September 2009


Environments Diverse

As I’ve noted before, I live in a “small” city, with a population of 65,000 people.

Make no mistake, “I ♥ WE”

Weimar’s a charming city with nice cafés, bars, restaurants, museums, and inner city architecture. It’s actually a small town where you get to know people, recognizing them by sight.

It’s possible to that here in München, where I am for this weekend’s Whiney Expatriate Blogger Unmissable Meet-up; aka WE-BUM. I arrived last night and met up with a few of our hosts, fantastic people who have gone out of their way to assemble a fantastic program of events.

Unfortunately I am behind on a work project, so I’ve had to take some time out this morning to work on the current big project. Given my predilection for finding neighborhood coffee shops it’s actually a reasonable form of sightseeing for me. Usually I seek out a gay-ish coffee shop where I sit down with my computer and work for a couple hours, looking up at the eye-candy, and then refocusing on work.

Today was no different—I started out at the Forum Café, which was a reasonable place, save for the fact that I wanted an electric socket and I was forced to sit on a rather uncomfortable bench and lacked decent eye-candy. Once somebody with cigarette-reeking clothing sat at an adjacent table, I finished my tea and packed up, leaving to find another environment.

When I started, I wanted to find some place with eye-candy and hopelessly gay. Instead I found Café Bracha, which proclaims itself to be “Münchens erstes koscheres Café”; or Munich’s first kosher café.

It is not, shall we say, a hopping café—it’s relatively quiet, although I’ve recognized at least three distinct languages being spoken: English, German, and Russian. I suspect a fourth language is spoken as well—although since I have music in my ears, it’s hard for me to tell.

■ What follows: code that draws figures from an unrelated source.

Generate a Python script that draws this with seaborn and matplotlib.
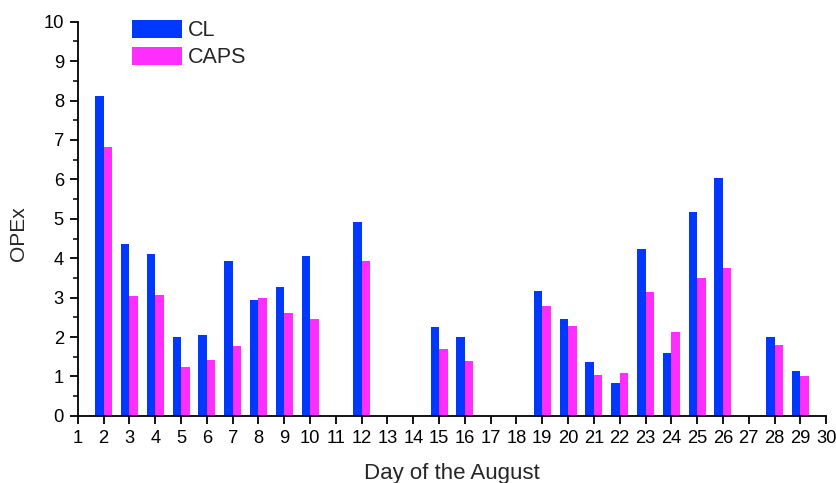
import numpy as np
import pandas as pd
import seaborn as sns
import matplotlib.pyplot as plt
from matplotlib.ticker import MultipleLocator

days = [2, 3, 4, 5, 6, 7, 8, 9, 10, 12, 15, 16, 19, 20, 21, 22, 23, 24, 25, 26, 28, 29]
cl = [8.12, 4.36, 4.10, 1.99, 2.06, 3.92, 2.95, 3.28, 4.05, 4.91, 2.26, 2.01,
      3.18, 2.45, 1.36, 0.83, 4.23, 1.59, 5.16, 6.04, 1.99, 1.14]
caps = [6.81, 3.03, 3.06, 1.24, 1.41, 1.76, 3.00, 2.60, 2.47, 3.92, 1.70, 1.38,
        2.78, 2.29, 1.03, 1.08, 3.15, 2.14, 3.49, 3.76, 1.80, 1.01]

df = pd.DataFrame({
    "day": days * 2,
    "OPEx": cl + caps,
    "series": ["CL"] * len(days) + ["CAPS"] * len(days),
})

sns.set_style("ticks")
plt.rcParams["font.family"] = ["Liberation Sans", "DejaVu Sans"]

fig = plt.figure(figsize=(8.37, 4.83), dpi=100)
ax = fig.add_axes([0.093, 0.139, 0.894, 0.816])

sns.barplot(data=df, x="day", y="OPEx", hue="series", hue_order=["CL", "CAPS"],
            palette={"CL": "#0038FF", "CAPS": "#FF2EFF"}, native_scale=True,
            width=0.66, errorbar=None, linewidth=0, saturation=1, ax=ax)

ax.set_xlim(1, 30)
ax.set_ylim(0, 10)
ax.set_xticks(range(1, 31))
ax.yaxis.set_major_locator(MultipleLocator(1))
ax.yaxis.set_minor_locator(MultipleLocator(0.5))
ax.tick_params(axis="both", which="major", direction="out", length=6, width=1.3,
               labelsize=13.2, colors="black", pad=4)
ax.tick_params(axis="y", which="minor", direction="out", length=3.5, width=1.3)
for s in ["top", "right"]:
    ax.spines[s].set_visible(False)
for s in ["left", "bottom"]:
    ax.spines[s].set_linewidth(1.3)
    ax.spines[s].set_color("black")

ax.set_xlabel("Day of the August", fontsize=16, labelpad=12)
ax.set_ylabel("OPEx", fontsize=15)
ax.yaxis.set_label_coords(-0.067, 0.463)

handles, labels = ax.get_legend_handles_labels()
ax.legend(handles, labels, loc="upper left", bbox_to_anchor=(132 / 837, 1 - 20 / 483),
          bbox_transform=fig.transFigure, frameon=False, fontsize=15.5,
          handlelength=2.3, handleheight=0.9, labelspacing=0.25,
          handletextpad=0.3, borderpad=0, borderaxespad=0)

fig.savefig("out.png", dpi=100)
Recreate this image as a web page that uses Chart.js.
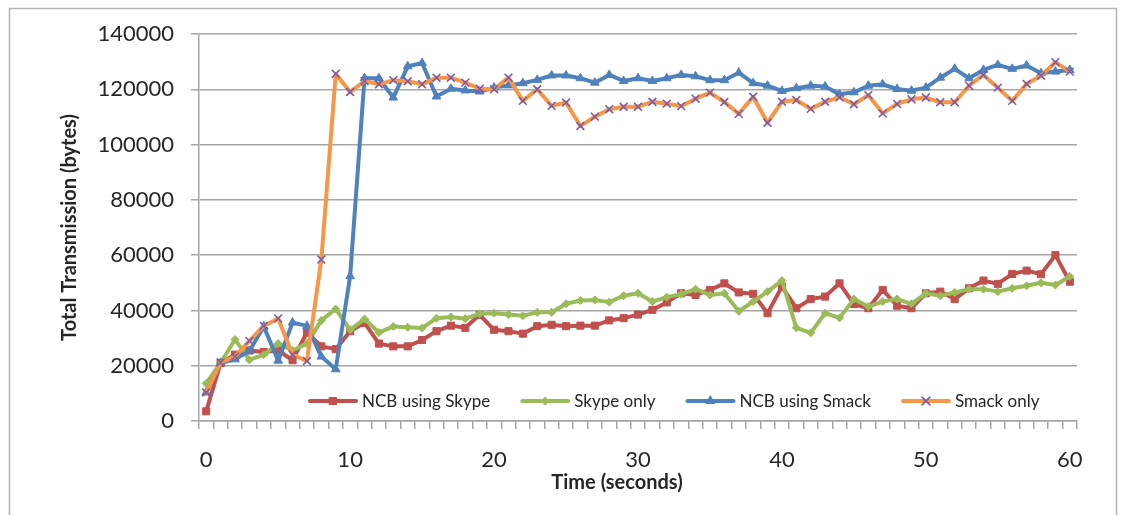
<!DOCTYPE html>
<html>
<head>
<meta charset="utf-8">
<script src="https://cdn.jsdelivr.net/npm/chart.js@4.4.0/dist/chart.umd.min.js"></script>
<style>
  html, body { margin: 0; padding: 0; background: #ffffff; }
  #wrap { width: 1123px; height: 515px; }
</style>
</head>
<body>
<div id="wrap"><canvas id="c" width="1123" height="515"></canvas></div>
<script>
// Time axis categories (seconds)
const seconds = [0,1,2,3,4,5,6,7,8,9,10,11,12,13,14,15,16,17,18,19,20,
  21,22,23,24,25,26,27,28,29,30,31,32,33,34,35,36,37,38,39,40,
  41,42,43,44,45,46,47,48,49,50,51,52,53,54,55,56,57,58,59,60];

// Labelled time ticks
const timeTickLabels = [0, 10, 20, 30, 40, 50, 60];

// Total bytes transmitted per series
const ncbSkype = [3500,21000,24000,25500,25000,25500,22000,32000,27000,26000,32500,
  35500,28000,27000,27000,29300,32500,34500,33700,38400,33000,
  32500,31600,34300,34800,34300,34500,34500,36400,37200,38500,
  40200,42900,46200,45600,47400,49800,46500,46000,39000,48600,
  40800,44100,45000,49800,42300,40800,47400,41700,40800,46200,
  46800,44100,48000,50800,49600,53200,54400,53100,60000,50400];

const skypeOnly = [13600,21000,29500,22100,24000,28000,25500,28000,36400,40500,33000,
  36900,32000,34200,33900,33600,37200,37600,37000,38800,39000,
  38500,38100,39300,39300,42400,43600,43800,43000,45300,46200,
  43200,44800,45900,47700,45600,46200,39700,43200,46800,50800,
  33700,31900,39000,37300,44100,41400,43200,44100,42400,46200,
  45300,46500,47700,47700,46800,48000,48900,50000,49200,52300];

const ncbSmack = [10300,21000,22300,25300,34200,21800,35600,34400,23300,18700,52400,
  124000,124000,117000,128300,129500,117400,120200,119600,119200,120600,
  121400,122200,123400,125000,125000,124000,122400,125200,123000,124000,
  123000,124000,125200,124700,123300,123300,126000,122200,121300,119400,
  120400,121300,121000,118200,118900,121300,121800,120100,119500,120600,
  124200,127400,124000,127000,128800,127400,128600,125800,126400,127000];

const smackOnly = [10300,21200,23300,29000,34400,37100,24000,21700,58400,125600,119000,
  123000,121800,123300,122900,121800,124200,124200,122400,120200,120000,
  124200,115800,120000,114000,115200,106700,110100,112800,113700,113700,
  115500,114800,113900,116600,118800,115400,111100,117300,107900,115500,
  116100,112900,115500,117100,114600,117900,111300,114700,116400,117000,
  115300,115300,121300,125200,120600,115800,121900,124900,129800,126400];

// Value axis range
const yMin = 0, yMax = 140000, yStep = 20000;

const FONT = 'Lato, "Open Sans", "Liberation Sans", sans-serif';
const TEXT = '#262626';
const GRID = '#a6a6a6';

// white page with a thin grey frame around the whole chart
const frame = {
  id: 'frame',
  beforeDraw(chart) {
    const ctx = chart.ctx;
    ctx.save();
    ctx.fillStyle = '#ffffff';
    ctx.fillRect(0, 0, chart.width, chart.height);
    ctx.strokeStyle = '#b4b4b4';
    ctx.lineWidth = 1.5;
    ctx.strokeRect(9.5, 8.5, 1107, 520);
    ctx.restore();
  }
};

// legend row drawn inside the plot, near the bottom
const plotLegend = {
  id: 'plotLegend',
  afterDatasetsDraw(chart) {
    const ctx = chart.ctx, area = chart.chartArea;
    let x = area.left + 109;
    const y = area.bottom - 20;
    ctx.save();
    ctx.font = '17px ' + FONT;
    ctx.textBaseline = 'middle';
    ctx.textAlign = 'left';
    chart.data.datasets.forEach(ds => {
      ctx.strokeStyle = ds.borderColor;
      ctx.lineWidth = ds.borderWidth;
      ctx.lineCap = 'round';
      ctx.beginPath();
      ctx.moveTo(x + 2, y);
      ctx.lineTo(x + 48, y);
      ctx.stroke();
      ctx.fillStyle = ds.pointBackgroundColor;
      ctx.strokeStyle = ds.pointBorderColor;
      ctx.lineWidth = ds.pointBorderWidth;
      Chart.helpers.drawPoint(ctx, {
        pointStyle: ds.pointStyle, radius: ds.pointRadius,
        borderWidth: ds.pointBorderWidth, rotation: 0
      }, x + 25, y);
      ctx.fillStyle = TEXT;
      ctx.fillText(ds.label, x + 54, y + 1);
      x += 54 + ctx.measureText(ds.label).width + 30;
    });
    ctx.restore();
  }
};

// axis titles
const axisTitles = {
  id: 'axisTitles',
  afterDraw(chart) {
    const ctx = chart.ctx, area = chart.chartArea;
    ctx.save();
    ctx.fillStyle = TEXT;
    ctx.font = 'bold 20px ' + FONT;
    ctx.textAlign = 'center';
    ctx.textBaseline = 'middle';
    ctx.fillText('Time (seconds)', area.left + 418, area.bottom + 62);
    ctx.translate(70, (area.top + area.bottom) / 2);
    ctx.rotate(-Math.PI / 2);
    ctx.fillText('Total Transmission (bytes)', 0, 0);
    ctx.restore();
  }
};

function series(label, data, color, style, radius, markerColor, markerWidth, order) {
  return {
    label, data, order,
    borderColor: color,
    backgroundColor: color,
    borderWidth: 4,
    borderJoinStyle: 'round',
    borderCapStyle: 'round',
    tension: 0,
    pointStyle: style,
    pointRadius: radius,
    pointBackgroundColor: markerColor,
    pointBorderColor: markerColor,
    pointBorderWidth: markerWidth,
    fill: false
  };
}

new Chart(document.getElementById('c'), {
  type: 'line',
  data: {
    labels: seconds,
    datasets: [
      series('NCB using Skype', ncbSkype, '#c0504d', 'rect', 5, '#c0504d', 1, 4),
      series('Skype only', skypeOnly, '#9bbb59', 'rectRot', 4, '#9bbb59', 1, 3),
      series('NCB using Smack', ncbSmack, '#4f81bd', 'triangle', 5, '#4f81bd', 1, 2),
      series('Smack only', smackOnly, '#f79646', 'crossRot', 5.5, '#7e5ba8', 1.6, 1)
    ]
  },
  options: {
    responsive: false,
    animation: false,
    events: [],
    layout: { padding: { left: 0, right: 46, top: 34, bottom: 0 } },
    plugins: {
      legend: { display: false },
      tooltip: { enabled: false },
      title: { display: false }
    },
    scales: {
      x: {
        type: 'category',
        offset: true,
        afterFit(scale) { scale.height = 94; },
        grid: {
          display: true,
          offset: true,
          drawOnChartArea: false,
          drawTicks: true,
          tickLength: 8,
          color: GRID,
          lineWidth: 1.5
        },
        border: { display: true, color: GRID, width: 1.5 },
        ticks: {
          autoSkip: false,
          maxRotation: 0,
          minRotation: 0,
          padding: 18,
          color: TEXT,
          font: { family: FONT, size: 22 },
          callback(value) {
            const s = seconds[value];
            return timeTickLabels.includes(s) ? String(s) : '';
          }
        }
      },
      y: {
        min: yMin,
        max: yMax,
        afterFit(scale) { scale.width = 199; },
        grid: {
          color: GRID,
          lineWidth: 1.5,
          drawTicks: true,
          tickLength: 8
        },
        border: { display: true, color: GRID, width: 1.5 },
        ticks: {
          stepSize: yStep,
          padding: 17,
          color: TEXT,
          font: { family: FONT, size: 22 },
          callback(value) { return String(value); }
        }
      }
    }
  },
  plugins: [frame, plotLegend, axisTitles]
});
</script>
</body>
</html>
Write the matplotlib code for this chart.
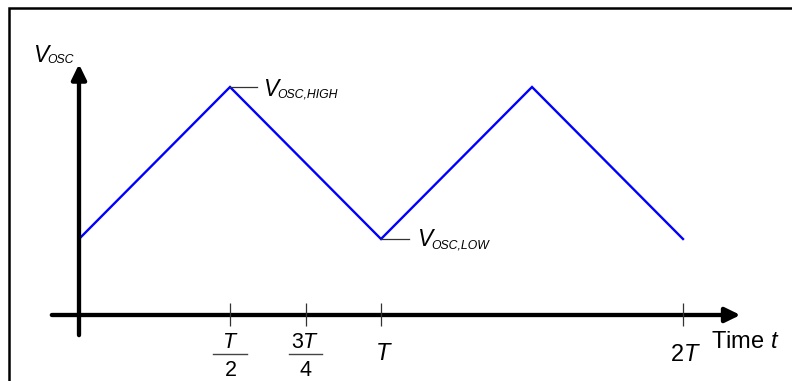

The café is more of a Jewish grocery store than anything else. Stacked on the table next to me are boxes of “English Cake”, kosher, parve, and and product of Israel. There are also boxes of something fruity on the table, but labeled in Hebrew, so I’m clueless. Matzo Meal is stacked next to a pillar, and tall stacks of boxes are scattered in the shop.

It actually reminds me a bit of one of my favorite childhood book series – the All of a Kind Family, which featured a Jewish family living in the tenements of New York City’s Lower East Side. I own one of the books—which I’ve loaned to one of my German friends who is learning English—we were actually discussing the book on the train ride home Wednesday afternoon—she had some questions about some of the more esoteric aspects of the English language—like asking me what “woodwork” meant in a specific context (in this case, it referred to a window frame, made of wood), and explain what some of the location and era specific words meant—fun because the books date from early in the last century.

I only own the first book in the series, and she’s only read the first few chapters of the book, so she was unaware that the family in the book is Jewish—it doesn’t come out until the fourth or fifth chapter when the family is observing their weekly prayers, or some other religious holiday.

This isn’t the first time I’ve given pause to reflect on this book series—and this book series made me want to visit the Tenement Museum in New York City—which is one of the few museums I’ve visited that I would recommend universally; everybody should see the living conditions and try to understand the living conditions that defined immigrant life in New York City.

All of this is a round about way of coming back to Café Bracha, the Jewish grocery store and café in Munich: It has the atmosphere I imagined of neighborhood Jewish groceries after reading All of a Kind Family stories. It’s crowded, comfortable, and a place where. The clerk reminds me of the book as he leans over the counter with his yarmulke on, kvetching with customers.

I like it; it’s a comfortable pleasing environment. Perfect for work.